One Sunday afternoon before my granddaughter was born, my daughter called to talk about names for her baby girl. She began rattling off the front-runners, and I must say that some of them jolted me out of my peaceful Sunday nap.
Could I end up with a granddaughter named Tennessee, or Moonbeam, or Gaga? Not that these are awful names, mind you, but earlier that morning I had watched “CBS Sunday Morning,” which featured a section on naming children. It pointed out how the wrong name could affect whether a child gets into Harvard or Stanford or otherwise impact the child’s life. If that is indeed true, most of the names parents are giving their kids today will take psychologists the next fifty years to evaluate!
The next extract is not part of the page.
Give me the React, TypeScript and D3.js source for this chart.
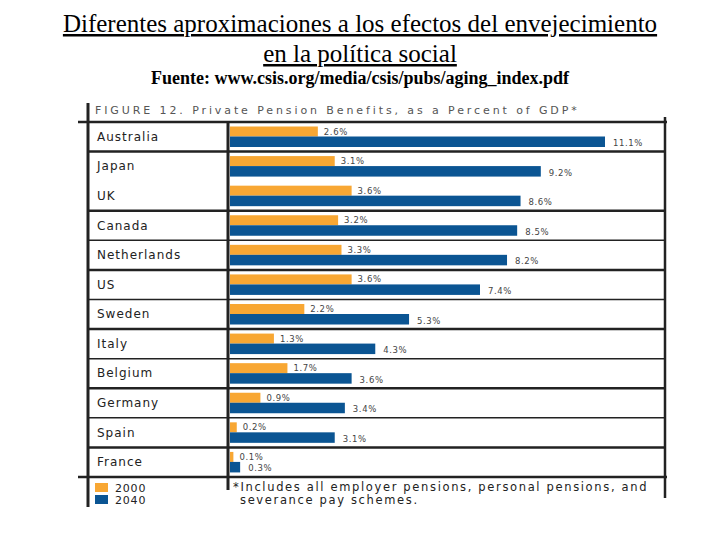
import { useRef, useEffect } from 'react';
import * as d3 from 'd3';

const countries = ['Australia', 'Japan', 'UK', 'Canada', 'Netherlands', 'US', 'Sweden', 'Italy', 'Belgium', 'Germany', 'Spain', 'France'];
const values2000 = [2.6, 3.1, 3.6, 3.2, 3.3, 3.6, 2.2, 1.3, 1.7, 0.9, 0.2, 0.1];
const values2040 = [11.1, 9.2, 8.6, 8.5, 8.2, 7.4, 5.3, 4.3, 3.6, 3.4, 3.1, 0.3];
const seriesNames = ['2000', '2040'];

const W = 720;
const H = 540;
const ORANGE = '#f8a733';
const BLUE = '#0b5593';
const sans = '"DejaVu Sans", sans-serif';

export default function App() {
    const svgRef = useRef<SVGSVGElement | null>(null);

    useEffect(() => {
        if (!svgRef.current) return;
        const svg = d3.select(svgRef.current);
        svg.selectAll('*').remove();

        svg.append('rect').attr('width', W).attr('height', H).attr('fill', '#fff');

        // slide title
        const serif = '"Liberation Serif", "Times New Roman", serif';
        svg.append('text').attr('x', 360).attr('y', 32).attr('text-anchor', 'middle')
            .style('font-family', serif).style('font-size', '25px').attr('text-decoration', 'underline')
            .text('Diferentes aproximaciones a los efectos del envejecimiento');
        svg.append('text').attr('x', 360).attr('y', 62).attr('text-anchor', 'middle')
            .style('font-family', serif).style('font-size', '25px').attr('text-decoration', 'underline')
            .text('en la política social');
        svg.append('text').attr('x', 360).attr('y', 84).attr('text-anchor', 'middle')
            .style('font-family', serif).style('font-size', '18px').style('font-weight', 'bold')
            .text('Fuente: www.csis.org/media/csis/pubs/aging_index.pdf');

        // figure caption
        svg.append('text').attr('x', 95).attr('y', 114)
            .style('font-family', sans).style('font-size', '11px').style('letter-spacing', '2.9px')
            .attr('fill', '#555')
            .text('FIGURE 12. Private Pension Benefits, as a Percent of GDP*');

        const x = d3.scaleLinear().domain([0, 11.1]).range([230, 605]);
        const y = d3.scaleBand().domain(countries).range([122, 477]);
        const bh = y.bandwidth();

        // frame lines
        const line = (x1: number, y1: number, x2: number, y2: number, w: number) =>
            svg.append('line').attr('x1', x1).attr('y1', y1).attr('x2', x2).attr('y2', y2)
                .attr('stroke', '#222').attr('stroke-width', w);

        const sepWidths = [2.5, 0, 2.5, 1.5, 2.5, 1.5, 2.5, 1.5, 2.5, 1.5, 2.5];
        countries.slice(1).forEach((c, i) => {
            if (sepWidths[i] > 0) line(88, y(c)!, 665, y(c)!, sepWidths[i]);
        });

        // bars
        const g = svg.append('g');
        g.selectAll('rect.b2000').data(countries).join('rect').attr('class', 'b2000')
            .attr('x', x(0)).attr('y', d => y(d)! + 4.5)
            .attr('width', (_, i) => x(values2000[i]) - x(0)).attr('height', 10)
            .attr('fill', ORANGE);
        g.selectAll('rect.b2040').data(countries).join('rect').attr('class', 'b2040')
            .attr('x', x(0)).attr('y', d => y(d)! + 14.5)
            .attr('width', (_, i) => x(values2040[i]) - x(0)).attr('height', 10.5)
            .attr('fill', BLUE);

        g.selectAll('text.l2000').data(countries).join('text').attr('class', 'l2000')
            .attr('x', (_, i) => x(values2000[i]) + 6).attr('y', d => y(d)! + 12.5)
            .style('font-family', sans).style('font-size', '8.5px').style('letter-spacing', '0.6px')
            .attr('fill', '#444')
            .text((_, i) => values2000[i].toFixed(1) + '%');
        g.selectAll('text.l2040').data(countries).join('text').attr('class', 'l2040')
            .attr('x', (_, i) => x(values2040[i]) + 8).attr('y', d => y(d)! + 24)
            .style('font-family', sans).style('font-size', '8.5px').style('letter-spacing', '0.6px')
            .attr('fill', '#444')
            .text((_, i) => values2040[i].toFixed(1) + '%');

        // country labels
        g.selectAll('text.country').data(countries).join('text').attr('class', 'country')
            .attr('x', 97).attr('y', d => y(d)! + bh / 2 + 4)
            .style('font-family', sans).style('font-size', '12px').style('letter-spacing', '1px')
            .attr('fill', '#222')
            .text(d => d);

        line(78, 122, 667, 122, 2.5);
        line(78, 477, 667, 477, 2.5);
        line(88, 103, 88, 507, 3);
        line(228, 122, 228, 490, 3);
        line(665, 117, 665, 498, 2.5);

        // legend
        const colors = [ORANGE, BLUE];
        const lg = svg.append('g');
        lg.selectAll('rect').data(seriesNames).join('rect')
            .attr('x', 95).attr('y', (_, i) => 483 + i * 12).attr('width', 13).attr('height', 9)
            .attr('fill', (_, i) => colors[i]);
        lg.selectAll('text').data(seriesNames).join('text')
            .attr('x', 115).attr('y', (_, i) => 492 + i * 12)
            .style('font-family', sans).style('font-size', '11px').style('letter-spacing', '0.8px')
            .attr('fill', '#222')
            .text(d => d);

        // footnote
        svg.append('text').attr('x', 233).attr('y', 491)
            .style('font-family', sans).style('font-size', '11.5px').style('letter-spacing', '1.65px')
            .attr('fill', '#222')
            .text('*Includes all employer pensions, personal pensions, and');
        svg.append('text').attr('x', 240).attr('y', 504)
            .style('font-family', sans).style('font-size', '11.5px').style('letter-spacing', '1.65px')
            .attr('fill', '#222')
            .text('severance pay schemes.');
    }, []);

    return (
        <svg ref={svgRef} width={W} height={H}
            style={{ position: 'absolute', left: 0, top: 0, display: 'block' }} />
    );
}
It got me thinking about the names I grew up with – nicknames that kids back in the 1950s were saddled with by other kids or clueless relatives. For brevity’s sake, and so I don’t offend any of these good folks who are still alive, I’ll omit the last names. The crazy thing is that most of the people I’m talking about still go by these nicknames! Take Pissweed, for example. Now there’s one for you. I think we can probably all figure out how he got that delightful moniker. Then there were Mooie, Sketz, and Shitter (I know this is gross, but that is what we called him). The latter was actually a name conferred on a boy in grade school. Kids can really be cruel. Thank God he wasn’t a girl. Then there was my best friend Sam, except that wasn’t his given name. Someone said he looked like a “Sam,” so that’s what we called him. There were also Monk, Perk, Bip, and Sid (again not his real name, he just “looked” like one). I was also acquainted with Smeetz, Satch, BA, Jit, Legs, and Tippy. Tippy and I spent many a night getting “tipsy” when he was home on leave from the Air Force. You get the picture. By today’s standards, all the nicknames I’ve listed should have destroyed these people and their personalities, but they didn’t. I can visit my home town today and refer to the people with these dubious handles. Every one of them was well loved, and they all made something positive of their lives.
I am aware that folks in my home town will read this article when I post it. I hope I don’t get any phone threats or fires set in my yard. As for my nickname…come to think of it, they never gave me one. But after this blog, there just might be a long list of contenders.